**Task description:** Scan the records below. List lines holding "this".

**Dataset content:**
* BEGIN *

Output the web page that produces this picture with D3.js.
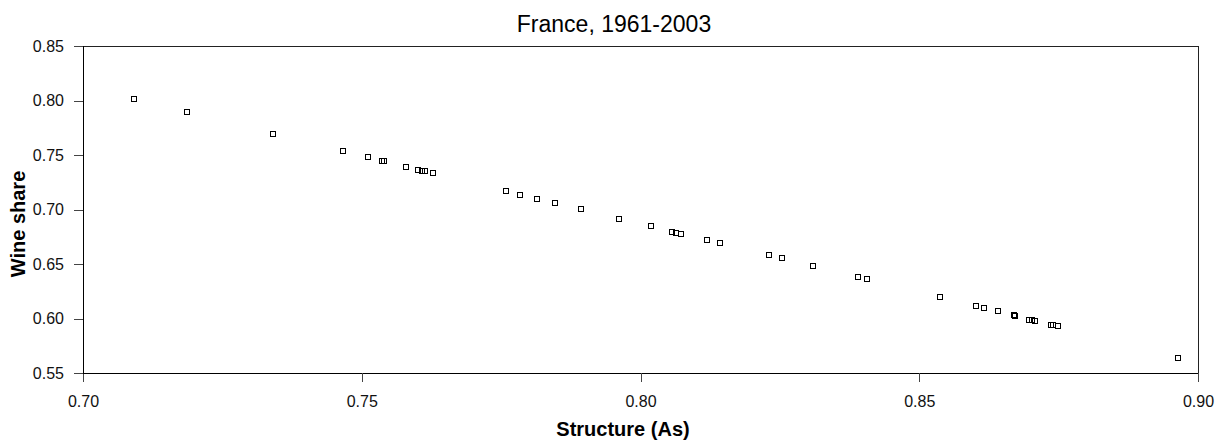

* END *
* BEGIN *

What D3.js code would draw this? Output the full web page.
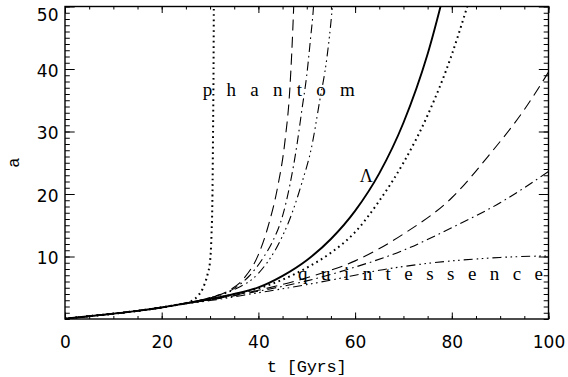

* END *
* BEGIN *

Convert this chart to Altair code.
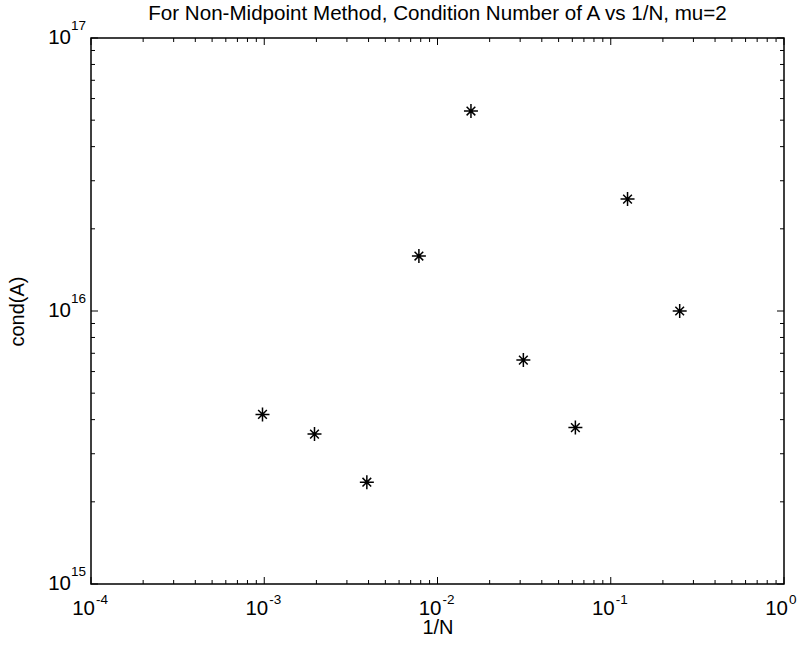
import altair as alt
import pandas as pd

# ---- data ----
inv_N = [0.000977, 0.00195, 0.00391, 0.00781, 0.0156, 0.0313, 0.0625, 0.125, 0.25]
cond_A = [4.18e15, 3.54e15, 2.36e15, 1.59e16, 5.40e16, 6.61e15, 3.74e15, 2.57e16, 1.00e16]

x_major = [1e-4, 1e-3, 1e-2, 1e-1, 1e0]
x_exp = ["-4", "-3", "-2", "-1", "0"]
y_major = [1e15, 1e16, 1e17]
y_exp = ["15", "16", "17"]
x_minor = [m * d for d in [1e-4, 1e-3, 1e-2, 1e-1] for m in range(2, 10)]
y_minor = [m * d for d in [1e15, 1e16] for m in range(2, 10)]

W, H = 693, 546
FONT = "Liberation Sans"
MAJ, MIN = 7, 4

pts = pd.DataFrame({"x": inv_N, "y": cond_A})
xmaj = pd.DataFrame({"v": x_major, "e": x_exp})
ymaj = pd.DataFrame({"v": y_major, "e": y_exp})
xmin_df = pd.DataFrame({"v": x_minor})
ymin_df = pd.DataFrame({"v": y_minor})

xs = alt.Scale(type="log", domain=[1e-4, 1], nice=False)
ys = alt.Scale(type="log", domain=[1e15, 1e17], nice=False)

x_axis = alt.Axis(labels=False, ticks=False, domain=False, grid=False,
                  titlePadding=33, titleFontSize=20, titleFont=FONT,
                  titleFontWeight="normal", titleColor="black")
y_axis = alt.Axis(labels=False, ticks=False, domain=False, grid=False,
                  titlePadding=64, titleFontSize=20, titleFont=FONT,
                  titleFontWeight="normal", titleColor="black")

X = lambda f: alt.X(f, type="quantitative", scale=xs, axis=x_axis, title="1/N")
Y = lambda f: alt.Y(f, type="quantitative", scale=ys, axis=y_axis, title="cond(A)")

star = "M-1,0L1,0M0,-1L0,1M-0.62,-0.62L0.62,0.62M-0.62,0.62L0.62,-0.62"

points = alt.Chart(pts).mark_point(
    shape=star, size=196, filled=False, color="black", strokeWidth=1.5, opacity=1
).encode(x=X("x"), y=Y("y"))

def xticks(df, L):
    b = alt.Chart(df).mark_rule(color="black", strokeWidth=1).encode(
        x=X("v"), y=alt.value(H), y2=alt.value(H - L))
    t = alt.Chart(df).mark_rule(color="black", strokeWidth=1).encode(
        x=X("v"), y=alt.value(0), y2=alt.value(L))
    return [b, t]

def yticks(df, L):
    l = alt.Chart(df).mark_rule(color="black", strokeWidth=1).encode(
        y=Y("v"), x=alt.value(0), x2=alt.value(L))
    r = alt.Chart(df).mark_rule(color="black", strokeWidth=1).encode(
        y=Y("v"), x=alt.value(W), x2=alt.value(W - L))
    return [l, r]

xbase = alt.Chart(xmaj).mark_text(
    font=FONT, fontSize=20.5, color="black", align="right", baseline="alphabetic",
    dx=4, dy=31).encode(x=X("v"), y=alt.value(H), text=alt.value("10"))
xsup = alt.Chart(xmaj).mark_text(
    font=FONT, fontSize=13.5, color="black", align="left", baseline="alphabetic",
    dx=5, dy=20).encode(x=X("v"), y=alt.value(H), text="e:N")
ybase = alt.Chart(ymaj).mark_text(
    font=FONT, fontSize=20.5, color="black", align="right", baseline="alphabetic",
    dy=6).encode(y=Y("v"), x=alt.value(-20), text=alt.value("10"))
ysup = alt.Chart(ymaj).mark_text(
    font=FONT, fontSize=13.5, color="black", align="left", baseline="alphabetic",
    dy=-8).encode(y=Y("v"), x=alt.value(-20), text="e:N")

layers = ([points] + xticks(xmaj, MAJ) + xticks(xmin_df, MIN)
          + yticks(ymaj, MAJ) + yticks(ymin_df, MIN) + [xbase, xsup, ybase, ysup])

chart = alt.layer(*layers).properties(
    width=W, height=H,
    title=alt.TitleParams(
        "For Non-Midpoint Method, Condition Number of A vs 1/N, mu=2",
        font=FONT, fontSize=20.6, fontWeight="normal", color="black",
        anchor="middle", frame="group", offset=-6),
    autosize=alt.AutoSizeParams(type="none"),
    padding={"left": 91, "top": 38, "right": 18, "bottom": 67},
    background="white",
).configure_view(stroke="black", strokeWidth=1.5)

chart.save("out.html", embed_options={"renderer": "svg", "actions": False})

* END *

**Worked solution:**
Output the web page that produces this picture with D3.js.
What D3.js code would draw this? Output the full web page.
Convert this chart to Altair code.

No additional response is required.